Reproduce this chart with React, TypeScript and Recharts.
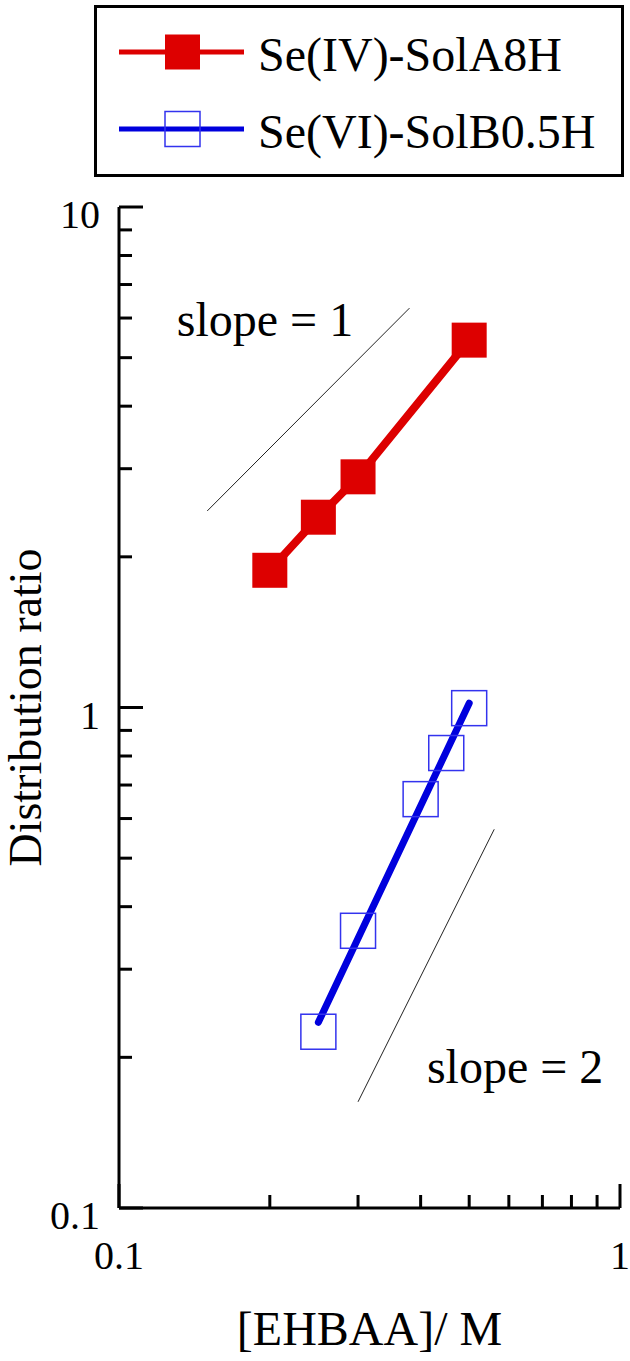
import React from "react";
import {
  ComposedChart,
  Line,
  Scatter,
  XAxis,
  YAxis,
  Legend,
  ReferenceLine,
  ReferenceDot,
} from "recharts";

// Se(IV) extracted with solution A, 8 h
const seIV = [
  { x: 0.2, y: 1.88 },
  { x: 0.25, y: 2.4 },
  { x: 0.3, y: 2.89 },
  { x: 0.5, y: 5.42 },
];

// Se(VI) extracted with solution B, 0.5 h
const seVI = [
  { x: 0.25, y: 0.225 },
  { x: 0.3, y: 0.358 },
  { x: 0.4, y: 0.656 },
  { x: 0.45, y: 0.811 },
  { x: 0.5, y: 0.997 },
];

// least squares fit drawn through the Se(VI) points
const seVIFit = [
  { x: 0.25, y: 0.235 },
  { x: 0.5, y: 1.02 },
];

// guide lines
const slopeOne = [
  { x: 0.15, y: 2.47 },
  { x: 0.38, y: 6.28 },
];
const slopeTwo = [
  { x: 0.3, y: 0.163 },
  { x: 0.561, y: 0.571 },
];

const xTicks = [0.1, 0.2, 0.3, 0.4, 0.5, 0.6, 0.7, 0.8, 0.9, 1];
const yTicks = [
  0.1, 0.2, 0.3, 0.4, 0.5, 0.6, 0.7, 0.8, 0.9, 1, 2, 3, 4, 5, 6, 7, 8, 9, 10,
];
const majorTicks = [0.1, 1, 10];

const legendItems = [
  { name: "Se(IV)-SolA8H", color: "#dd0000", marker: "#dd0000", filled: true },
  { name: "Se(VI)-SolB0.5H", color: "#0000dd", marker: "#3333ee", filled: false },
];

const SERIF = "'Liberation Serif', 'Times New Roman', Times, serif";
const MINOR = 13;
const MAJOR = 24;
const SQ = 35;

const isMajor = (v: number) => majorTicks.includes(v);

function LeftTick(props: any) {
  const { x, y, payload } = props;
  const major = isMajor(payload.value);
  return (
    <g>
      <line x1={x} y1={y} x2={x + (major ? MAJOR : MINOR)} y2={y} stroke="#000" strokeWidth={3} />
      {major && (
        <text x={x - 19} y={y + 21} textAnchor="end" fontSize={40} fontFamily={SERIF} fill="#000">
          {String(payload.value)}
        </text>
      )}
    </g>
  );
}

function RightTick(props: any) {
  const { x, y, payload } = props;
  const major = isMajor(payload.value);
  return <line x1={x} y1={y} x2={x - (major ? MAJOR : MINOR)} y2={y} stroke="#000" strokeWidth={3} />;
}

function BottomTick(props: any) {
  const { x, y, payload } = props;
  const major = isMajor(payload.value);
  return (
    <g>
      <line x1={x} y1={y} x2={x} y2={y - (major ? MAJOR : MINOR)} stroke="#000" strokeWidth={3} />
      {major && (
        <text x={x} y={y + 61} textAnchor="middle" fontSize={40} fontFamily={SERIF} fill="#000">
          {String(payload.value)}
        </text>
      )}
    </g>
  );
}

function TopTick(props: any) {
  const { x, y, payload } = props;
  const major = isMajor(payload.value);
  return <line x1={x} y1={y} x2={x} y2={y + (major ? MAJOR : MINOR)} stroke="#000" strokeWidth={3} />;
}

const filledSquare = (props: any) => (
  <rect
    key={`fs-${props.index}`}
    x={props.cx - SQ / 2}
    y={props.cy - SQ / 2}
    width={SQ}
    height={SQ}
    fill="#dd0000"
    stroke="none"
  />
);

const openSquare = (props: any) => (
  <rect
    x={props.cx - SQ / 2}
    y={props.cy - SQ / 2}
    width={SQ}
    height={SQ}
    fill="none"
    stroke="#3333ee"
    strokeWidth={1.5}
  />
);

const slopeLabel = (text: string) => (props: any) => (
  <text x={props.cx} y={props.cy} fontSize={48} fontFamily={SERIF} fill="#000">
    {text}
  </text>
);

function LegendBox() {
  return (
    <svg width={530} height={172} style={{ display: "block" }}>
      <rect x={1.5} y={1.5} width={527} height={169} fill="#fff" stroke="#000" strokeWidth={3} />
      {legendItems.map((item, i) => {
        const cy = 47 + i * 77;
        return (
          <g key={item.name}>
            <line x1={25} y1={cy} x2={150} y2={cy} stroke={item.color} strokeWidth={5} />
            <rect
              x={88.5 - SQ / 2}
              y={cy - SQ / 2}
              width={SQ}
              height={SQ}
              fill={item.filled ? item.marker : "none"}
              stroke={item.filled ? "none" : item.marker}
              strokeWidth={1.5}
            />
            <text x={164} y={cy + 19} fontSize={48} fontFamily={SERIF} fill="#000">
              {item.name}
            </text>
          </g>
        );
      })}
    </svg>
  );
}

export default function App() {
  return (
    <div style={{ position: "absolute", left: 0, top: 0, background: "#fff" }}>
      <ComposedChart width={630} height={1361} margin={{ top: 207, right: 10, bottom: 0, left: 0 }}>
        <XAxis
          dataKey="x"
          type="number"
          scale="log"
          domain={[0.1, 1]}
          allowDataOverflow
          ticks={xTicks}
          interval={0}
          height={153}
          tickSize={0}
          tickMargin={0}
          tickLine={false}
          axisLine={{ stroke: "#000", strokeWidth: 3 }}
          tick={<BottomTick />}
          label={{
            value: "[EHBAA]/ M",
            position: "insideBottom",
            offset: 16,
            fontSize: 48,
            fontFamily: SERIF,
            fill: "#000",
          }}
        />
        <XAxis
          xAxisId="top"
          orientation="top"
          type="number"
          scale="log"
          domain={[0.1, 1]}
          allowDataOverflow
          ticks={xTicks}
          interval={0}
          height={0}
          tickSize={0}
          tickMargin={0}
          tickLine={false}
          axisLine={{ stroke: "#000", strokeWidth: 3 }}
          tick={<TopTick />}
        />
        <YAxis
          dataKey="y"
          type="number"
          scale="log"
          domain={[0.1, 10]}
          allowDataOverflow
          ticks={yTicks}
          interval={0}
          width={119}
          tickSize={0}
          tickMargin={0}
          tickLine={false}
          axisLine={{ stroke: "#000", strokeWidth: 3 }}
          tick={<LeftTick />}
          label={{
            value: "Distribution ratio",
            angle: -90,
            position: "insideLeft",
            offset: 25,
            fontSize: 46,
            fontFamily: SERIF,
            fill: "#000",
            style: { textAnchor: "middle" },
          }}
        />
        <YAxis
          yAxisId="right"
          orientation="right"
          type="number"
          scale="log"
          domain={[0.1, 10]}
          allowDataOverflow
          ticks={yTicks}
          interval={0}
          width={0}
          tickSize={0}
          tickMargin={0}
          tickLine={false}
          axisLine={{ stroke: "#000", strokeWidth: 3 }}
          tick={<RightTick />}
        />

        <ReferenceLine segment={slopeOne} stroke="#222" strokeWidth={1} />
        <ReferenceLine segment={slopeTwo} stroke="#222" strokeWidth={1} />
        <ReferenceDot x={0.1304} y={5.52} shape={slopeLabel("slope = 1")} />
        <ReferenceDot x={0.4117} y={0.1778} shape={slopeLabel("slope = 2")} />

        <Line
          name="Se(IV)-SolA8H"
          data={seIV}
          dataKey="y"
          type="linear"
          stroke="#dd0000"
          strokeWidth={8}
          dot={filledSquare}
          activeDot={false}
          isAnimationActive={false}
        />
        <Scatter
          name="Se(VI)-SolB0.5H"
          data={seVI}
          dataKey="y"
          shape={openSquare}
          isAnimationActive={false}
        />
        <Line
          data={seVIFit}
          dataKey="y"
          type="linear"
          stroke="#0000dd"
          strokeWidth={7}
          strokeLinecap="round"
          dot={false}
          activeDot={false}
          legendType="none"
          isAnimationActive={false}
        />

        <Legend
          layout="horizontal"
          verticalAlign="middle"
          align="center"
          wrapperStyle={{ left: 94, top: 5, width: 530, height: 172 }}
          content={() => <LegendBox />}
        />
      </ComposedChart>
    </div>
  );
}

------------------------------------------------

**Prompt**
From the data above, write out everything exactly except the pictures.

**Correct response**
Reproduce this chart with React, TypeScript and Recharts.
import React from "react";
import {
  ComposedChart,
  Line,
  Scatter,
  XAxis,
  YAxis,
  Legend,
  ReferenceLine,
  ReferenceDot,
} from "recharts";

// Se(IV) extracted with solution A, 8 h
const seIV = [
  { x: 0.2, y: 1.88 },
  { x: 0.25, y: 2.4 },
  { x: 0.3, y: 2.89 },
  { x: 0.5, y: 5.42 },
];

// Se(VI) extracted with solution B, 0.5 h
const seVI = [
  { x: 0.25, y: 0.225 },
  { x: 0.3, y: 0.358 },
  { x: 0.4, y: 0.656 },
  { x: 0.45, y: 0.811 },
  { x: 0.5, y: 0.997 },
];

// least squares fit drawn through the Se(VI) points
const seVIFit = [
  { x: 0.25, y: 0.235 },
  { x: 0.5, y: 1.02 },
];

// guide lines
const slopeOne = [
  { x: 0.15, y: 2.47 },
  { x: 0.38, y: 6.28 },
];
const slopeTwo = [
  { x: 0.3, y: 0.163 },
  { x: 0.561, y: 0.571 },
];

const xTicks = [0.1, 0.2, 0.3, 0.4, 0.5, 0.6, 0.7, 0.8, 0.9, 1];
const yTicks = [
  0.1, 0.2, 0.3, 0.4, 0.5, 0.6, 0.7, 0.8, 0.9, 1, 2, 3, 4, 5, 6, 7, 8, 9, 10,
];
const majorTicks = [0.1, 1, 10];

const legendItems = [
  { name: "Se(IV)-SolA8H", color: "#dd0000", marker: "#dd0000", filled: true },
  { name: "Se(VI)-SolB0.5H", color: "#0000dd", marker: "#3333ee", filled: false },
];

const SERIF = "'Liberation Serif', 'Times New Roman', Times, serif";
const MINOR = 13;
const MAJOR = 24;
const SQ = 35;

const isMajor = (v: number) => majorTicks.includes(v);

function LeftTick(props: any) {
  const { x, y, payload } = props;
  const major = isMajor(payload.value);
  return (
    <g>
      <line x1={x} y1={y} x2={x + (major ? MAJOR : MINOR)} y2={y} stroke="#000" strokeWidth={3} />
      {major && (
        <text x={x - 19} y={y + 21} textAnchor="end" fontSize={40} fontFamily={SERIF} fill="#000">
          {String(payload.value)}
        </text>
      )}
    </g>
  );
}

function RightTick(props: any) {
  const { x, y, payload } = props;
  const major = isMajor(payload.value);
  return <line x1={x} y1={y} x2={x - (major ? MAJOR : MINOR)} y2={y} stroke="#000" strokeWidth={3} />;
}

function BottomTick(props: any) {
  const { x, y, payload } = props;
  const major = isMajor(payload.value);
  return (
    <g>
      <line x1={x} y1={y} x2={x} y2={y - (major ? MAJOR : MINOR)} stroke="#000" strokeWidth={3} />
      {major && (
        <text x={x} y={y + 61} textAnchor="middle" fontSize={40} fontFamily={SERIF} fill="#000">
          {String(payload.value)}
        </text>
      )}
    </g>
  );
}

function TopTick(props: any) {
  const { x, y, payload } = props;
  const major = isMajor(payload.value);
  return <line x1={x} y1={y} x2={x} y2={y + (major ? MAJOR : MINOR)} stroke="#000" strokeWidth={3} />;
}

const filledSquare = (props: any) => (
  <rect
    key={`fs-${props.index}`}
    x={props.cx - SQ / 2}
    y={props.cy - SQ / 2}
    width={SQ}
    height={SQ}
    fill="#dd0000"
    stroke="none"
  />
);

const openSquare = (props: any) => (
  <rect
    x={props.cx - SQ / 2}
    y={props.cy - SQ / 2}
    width={SQ}
    height={SQ}
    fill="none"
    stroke="#3333ee"
    strokeWidth={1.5}
  />
);

const slopeLabel = (text: string) => (props: any) => (
  <text x={props.cx} y={props.cy} fontSize={48} fontFamily={SERIF} fill="#000">
    {text}
  </text>
);

function LegendBox() {
  return (
    <svg width={530} height={172} style={{ display: "block" }}>
      <rect x={1.5} y={1.5} width={527} height={169} fill="#fff" stroke="#000" strokeWidth={3} />
      {legendItems.map((item, i) => {
        const cy = 47 + i * 77;
        return (
          <g key={item.name}>
            <line x1={25} y1={cy} x2={150} y2={cy} stroke={item.color} strokeWidth={5} />
            <rect
              x={88.5 - SQ / 2}
              y={cy - SQ / 2}
              width={SQ}
              height={SQ}
              fill={item.filled ? item.marker : "none"}
              stroke={item.filled ? "none" : item.marker}
              strokeWidth={1.5}
            />
            <text x={164} y={cy + 19} fontSize={48} fontFamily={SERIF} fill="#000">
              {item.name}
            </text>
          </g>
        );
      })}
    </svg>
  );
}

export default function App() {
  return (
    <div style={{ position: "absolute", left: 0, top: 0, background: "#fff" }}>
      <ComposedChart width={630} height={1361} margin={{ top: 207, right: 10, bottom: 0, left: 0 }}>
        <XAxis
          dataKey="x"
          type="number"
          scale="log"
          domain={[0.1, 1]}
          allowDataOverflow
          ticks={xTicks}
          interval={0}
          height={153}
          tickSize={0}
          tickMargin={0}
          tickLine={false}
          axisLine={{ stroke: "#000", strokeWidth: 3 }}
          tick={<BottomTick />}
          label={{
            value: "[EHBAA]/ M",
            position: "insideBottom",
            offset: 16,
            fontSize: 48,
            fontFamily: SERIF,
            fill: "#000",
          }}
        />
        <XAxis
          xAxisId="top"
          orientation="top"
          type="number"
          scale="log"
          domain={[0.1, 1]}
          allowDataOverflow
          ticks={xTicks}
          interval={0}
          height={0}
          tickSize={0}
          tickMargin={0}
          tickLine={false}
          axisLine={{ stroke: "#000", strokeWidth: 3 }}
          tick={<TopTick />}
        />
        <YAxis
          dataKey="y"
          type="number"
          scale="log"
          domain={[0.1, 10]}
          allowDataOverflow
          ticks={yTicks}
          interval={0}
          width={119}
          tickSize={0}
          tickMargin={0}
          tickLine={false}
          axisLine={{ stroke: "#000", strokeWidth: 3 }}
          tick={<LeftTick />}
          label={{
            value: "Distribution ratio",
            angle: -90,
            position: "insideLeft",
            offset: 25,
            fontSize: 46,
            fontFamily: SERIF,
            fill: "#000",
            style: { textAnchor: "middle" },
          }}
        />
        <YAxis
          yAxisId="right"
          orientation="right"
          type="number"
          scale="log"
          domain={[0.1, 10]}
          allowDataOverflow
          ticks={yTicks}
          interval={0}
          width={0}
          tickSize={0}
          tickMargin={0}
          tickLine={false}
          axisLine={{ stroke: "#000", strokeWidth: 3 }}
          tick={<RightTick />}
        />

        <ReferenceLine segment={slopeOne} stroke="#222" strokeWidth={1} />
        <ReferenceLine segment={slopeTwo} stroke="#222" strokeWidth={1} />
        <ReferenceDot x={0.1304} y={5.52} shape={slopeLabel("slope = 1")} />
        <ReferenceDot x={0.4117} y={0.1778} shape={slopeLabel("slope = 2")} />

        <Line
          name="Se(IV)-SolA8H"
          data={seIV}
          dataKey="y"
          type="linear"
          stroke="#dd0000"
          strokeWidth={8}
          dot={filledSquare}
          activeDot={false}
          isAnimationActive={false}
        />
        <Scatter
          name="Se(VI)-SolB0.5H"
          data={seVI}
          dataKey="y"
          shape={openSquare}
          isAnimationActive={false}
        />
        <Line
          data={seVIFit}
          dataKey="y"
          type="linear"
          stroke="#0000dd"
          strokeWidth={7}
          strokeLinecap="round"
          dot={false}
          activeDot={false}
          legendType="none"
          isAnimationActive={false}
        />

        <Legend
          layout="horizontal"
          verticalAlign="middle"
          align="center"
          wrapperStyle={{ left: 94, top: 5, width: 530, height: 172 }}
          content={() => <LegendBox />}
        />
      </ComposedChart>
    </div>
  );
}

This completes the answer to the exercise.